## THE EXERCISE:
Restate the whole of the material. Keep every word, and drop the pictures.

* begin *

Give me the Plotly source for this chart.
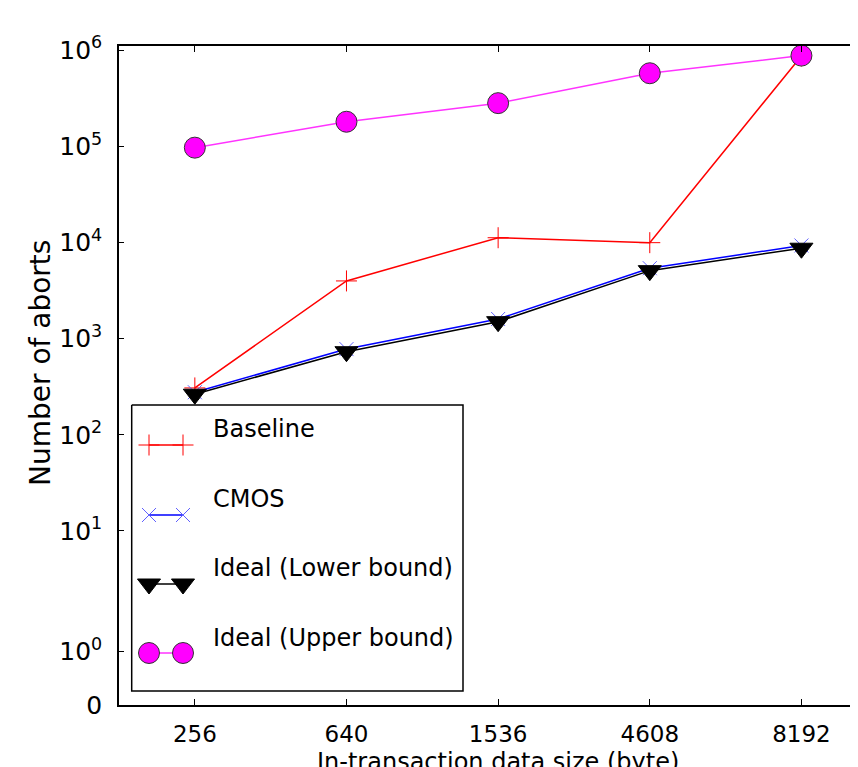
import numpy as np
import plotly.graph_objects as go

# ---------------- data ----------------
sizes = ["256", "640", "1536", "4608", "8192"]
baseline = [307, 3980, 11200, 9950, 870000]
cmos = [277, 778, 1600, 5400, 9300]
ideal_lower = [264, 731, 1500, 5090, 8710]
ideal_upper = [96800, 180000, 281000, 575000, 877000]

ytick_values = [0, 1, 10, 100, 1000, 10000, 100000, 1000000]
ytick_labels = ["0", "10<sup>0</sup>", "10<sup>1</sup>", "10<sup>2</sup>", "10<sup>3</sup>",
                "10<sup>4</sup>", "10<sup>5</sup>", "10<sup>6</sup>"]

series_names = ["Baseline", "CMOS", "Ideal (Lower bound)", "Ideal (Upper bound)"]

# symmetric-log scale (linthresh=2, linscale=1, base 10), like matplotlib's symlog
LINTHRESH = 2.0
LINSCALE = 1.0 / (1.0 - 1.0 / 10.0)


def symlog(v):
    v = np.asarray(v, dtype=float)
    a = np.abs(v)
    lin = v / LINTHRESH * LINSCALE
    lg = np.sign(v) * (LINSCALE + np.log10(np.maximum(a, 1e-300) / LINTHRESH))
    return np.where(a <= LINTHRESH, lin, lg)


# page has an 8px body margin; plot area should span page x 119..858, y 46..705
OFF = 8
W, H = 858 - OFF, 767 - OFF
PX0, PX1, PY0, PY1 = 119, 858, 46, 705
L, R, T, B = PX0 - OFF, 0, PY0 - OFF, 767 - PY1
FONT = "DejaVu Sans"

styles = [
    dict(line=dict(color="#ff0000", width=1.5),
         marker=dict(symbol="cross-thin-open", size=15, color="#ff0000",
                     line=dict(color="#ff0000", width=1))),
    dict(line=dict(color="#0000ff", width=1.5),
         marker=dict(symbol="x-thin-open", size=14, color="#6060ff",
                     line=dict(color="#6060ff", width=1))),
    dict(line=dict(color="#000000", width=1.5),
         marker=dict(symbol="triangle-down", size=20, color="#000000",
                     line=dict(color="#000000", width=1))),
    dict(line=dict(color="#ff33ff", width=1.5),
         marker=dict(symbol="circle", size=21, color="#ff00ff",
                     line=dict(color="#333333", width=1))),
]

fig = go.Figure()
for name, vals, st in zip(series_names, [baseline, cmos, ideal_lower, ideal_upper], styles):
    fig.add_trace(go.Scatter(x=sizes, y=symlog(vals), mode="lines+markers", name=name,
                             showlegend=False, xaxis="x", yaxis="y", **st))

# ---------------- matplotlib-style legend (overlay axes in page-pixel units) ----
box_x0, box_x1, box_y0, box_y1 = 131.7, 463, 405, 691
fig.add_trace(go.Scatter(x=[box_x0, box_x1, box_x1, box_x0, box_x0],
                         y=[box_y0, box_y0, box_y1, box_y1, box_y0],
                         mode="lines", fill="toself", fillcolor="white",
                         line=dict(color="black", width=1.5), showlegend=False,
                         hoverinfo="skip", xaxis="x2", yaxis="y2"))
legend_line_y = [445, 515, 584, 653]
legend_text_y = [429, 499, 568, 638]
for name, st, ly, ty in zip(series_names, styles, legend_line_y, legend_text_y):
    fig.add_trace(go.Scatter(x=[149, 183], y=[ly, ly], mode="lines+markers",
                             showlegend=False, hoverinfo="skip",
                             xaxis="x2", yaxis="y2", **st))
    fig.add_annotation(x=211, y=ty, xref="x2", yref="y2", text=name, showarrow=False,
                       xanchor="left", yanchor="middle",
                       font=dict(family=FONT, size=24, color="black"))


def px_to_paper_x(px):
    return (px - PX0) / (PX1 - PX0)


def px_to_paper_y(py):
    return (PY1 - py) / (PY1 - PY0)


fig.add_annotation(x=px_to_paper_x(40), y=px_to_paper_y(363), xref="paper", yref="paper",
                   text="Number of aborts", textangle=-90, showarrow=False,
                   xanchor="center", yanchor="middle",
                   font=dict(family=FONT, size=28, color="black"))
fig.add_annotation(x=px_to_paper_x(498), y=px_to_paper_y(746), xref="paper", yref="paper",
                   text="In-transaction data size (byte)", showarrow=False,
                   xanchor="center", yanchor="top",
                   font=dict(family=FONT, size=24, color="black"))

ymax = 6.853
fig.update_layout(
    width=W, height=H,
    margin=dict(l=L, r=R, t=T, b=B, pad=0),
    paper_bgcolor="white", plot_bgcolor="white",
    font=dict(family=FONT, color="black"),
    showlegend=False,
    xaxis=dict(type="category", range=[-0.5, 4.373], showgrid=False, zeroline=False,
               showline=True, linecolor="black", linewidth=1.5, mirror="ticks",
               ticks="inside", ticklen=6, tickwidth=1, tickcolor="black",
               tickfont=dict(family=FONT, size=23, color="black"),
               ticklabelstandoff=8),
    yaxis=dict(range=[0, ymax], showgrid=False, zeroline=False,
               showline=True, linecolor="black", linewidth=1.5,
               ticks="inside", ticklen=5, tickwidth=1, tickcolor="black",
               tickmode="array", tickvals=symlog(ytick_values).tolist(), ticktext=ytick_labels,
               tickfont=dict(family=FONT, size=25, color="black"),
               ticklabelstandoff=10),
    xaxis2=dict(overlaying="x", range=[PX0, PX1], visible=False, fixedrange=True),
    yaxis2=dict(overlaying="y", range=[PY1, PY0], visible=False, fixedrange=True),
)

fig.write_html("out.html")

* end *

## EXPECTED ANSWER:
Give me the Plotly source for this chart.
import numpy as np
import plotly.graph_objects as go

# ---------------- data ----------------
sizes = ["256", "640", "1536", "4608", "8192"]
baseline = [307, 3980, 11200, 9950, 870000]
cmos = [277, 778, 1600, 5400, 9300]
ideal_lower = [264, 731, 1500, 5090, 8710]
ideal_upper = [96800, 180000, 281000, 575000, 877000]

ytick_values = [0, 1, 10, 100, 1000, 10000, 100000, 1000000]
ytick_labels = ["0", "10<sup>0</sup>", "10<sup>1</sup>", "10<sup>2</sup>", "10<sup>3</sup>",
                "10<sup>4</sup>", "10<sup>5</sup>", "10<sup>6</sup>"]

series_names = ["Baseline", "CMOS", "Ideal (Lower bound)", "Ideal (Upper bound)"]

# symmetric-log scale (linthresh=2, linscale=1, base 10), like matplotlib's symlog
LINTHRESH = 2.0
LINSCALE = 1.0 / (1.0 - 1.0 / 10.0)


def symlog(v):
    v = np.asarray(v, dtype=float)
    a = np.abs(v)
    lin = v / LINTHRESH * LINSCALE
    lg = np.sign(v) * (LINSCALE + np.log10(np.maximum(a, 1e-300) / LINTHRESH))
    return np.where(a <= LINTHRESH, lin, lg)


# page has an 8px body margin; plot area should span page x 119..858, y 46..705
OFF = 8
W, H = 858 - OFF, 767 - OFF
PX0, PX1, PY0, PY1 = 119, 858, 46, 705
L, R, T, B = PX0 - OFF, 0, PY0 - OFF, 767 - PY1
FONT = "DejaVu Sans"

styles = [
    dict(line=dict(color="#ff0000", width=1.5),
         marker=dict(symbol="cross-thin-open", size=15, color="#ff0000",
                     line=dict(color="#ff0000", width=1))),
    dict(line=dict(color="#0000ff", width=1.5),
         marker=dict(symbol="x-thin-open", size=14, color="#6060ff",
                     line=dict(color="#6060ff", width=1))),
    dict(line=dict(color="#000000", width=1.5),
         marker=dict(symbol="triangle-down", size=20, color="#000000",
                     line=dict(color="#000000", width=1))),
    dict(line=dict(color="#ff33ff", width=1.5),
         marker=dict(symbol="circle", size=21, color="#ff00ff",
                     line=dict(color="#333333", width=1))),
]

fig = go.Figure()
for name, vals, st in zip(series_names, [baseline, cmos, ideal_lower, ideal_upper], styles):
    fig.add_trace(go.Scatter(x=sizes, y=symlog(vals), mode="lines+markers", name=name,
                             showlegend=False, xaxis="x", yaxis="y", **st))

# ---------------- matplotlib-style legend (overlay axes in page-pixel units) ----
box_x0, box_x1, box_y0, box_y1 = 131.7, 463, 405, 691
fig.add_trace(go.Scatter(x=[box_x0, box_x1, box_x1, box_x0, box_x0],
                         y=[box_y0, box_y0, box_y1, box_y1, box_y0],
                         mode="lines", fill="toself", fillcolor="white",
                         line=dict(color="black", width=1.5), showlegend=False,
                         hoverinfo="skip", xaxis="x2", yaxis="y2"))
legend_line_y = [445, 515, 584, 653]
legend_text_y = [429, 499, 568, 638]
for name, st, ly, ty in zip(series_names, styles, legend_line_y, legend_text_y):
    fig.add_trace(go.Scatter(x=[149, 183], y=[ly, ly], mode="lines+markers",
                             showlegend=False, hoverinfo="skip",
                             xaxis="x2", yaxis="y2", **st))
    fig.add_annotation(x=211, y=ty, xref="x2", yref="y2", text=name, showarrow=False,
                       xanchor="left", yanchor="middle",
                       font=dict(family=FONT, size=24, color="black"))


def px_to_paper_x(px):
    return (px - PX0) / (PX1 - PX0)


def px_to_paper_y(py):
    return (PY1 - py) / (PY1 - PY0)


fig.add_annotation(x=px_to_paper_x(40), y=px_to_paper_y(363), xref="paper", yref="paper",
                   text="Number of aborts", textangle=-90, showarrow=False,
                   xanchor="center", yanchor="middle",
                   font=dict(family=FONT, size=28, color="black"))
fig.add_annotation(x=px_to_paper_x(498), y=px_to_paper_y(746), xref="paper", yref="paper",
                   text="In-transaction data size (byte)", showarrow=False,
                   xanchor="center", yanchor="top",
                   font=dict(family=FONT, size=24, color="black"))

ymax = 6.853
fig.update_layout(
    width=W, height=H,
    margin=dict(l=L, r=R, t=T, b=B, pad=0),
    paper_bgcolor="white", plot_bgcolor="white",
    font=dict(family=FONT, color="black"),
    showlegend=False,
    xaxis=dict(type="category", range=[-0.5, 4.373], showgrid=False, zeroline=False,
               showline=True, linecolor="black", linewidth=1.5, mirror="ticks",
               ticks="inside", ticklen=6, tickwidth=1, tickcolor="black",
               tickfont=dict(family=FONT, size=23, color="black"),
               ticklabelstandoff=8),
    yaxis=dict(range=[0, ymax], showgrid=False, zeroline=False,
               showline=True, linecolor="black", linewidth=1.5,
               ticks="inside", ticklen=5, tickwidth=1, tickcolor="black",
               tickmode="array", tickvals=symlog(ytick_values).tolist(), ticktext=ytick_labels,
               tickfont=dict(family=FONT, size=25, color="black"),
               ticklabelstandoff=10),
    xaxis2=dict(overlaying="x", range=[PX0, PX1], visible=False, fixedrange=True),
    yaxis2=dict(overlaying="y", range=[PY1, PY0], visible=False, fixedrange=True),
)

fig.write_html("out.html")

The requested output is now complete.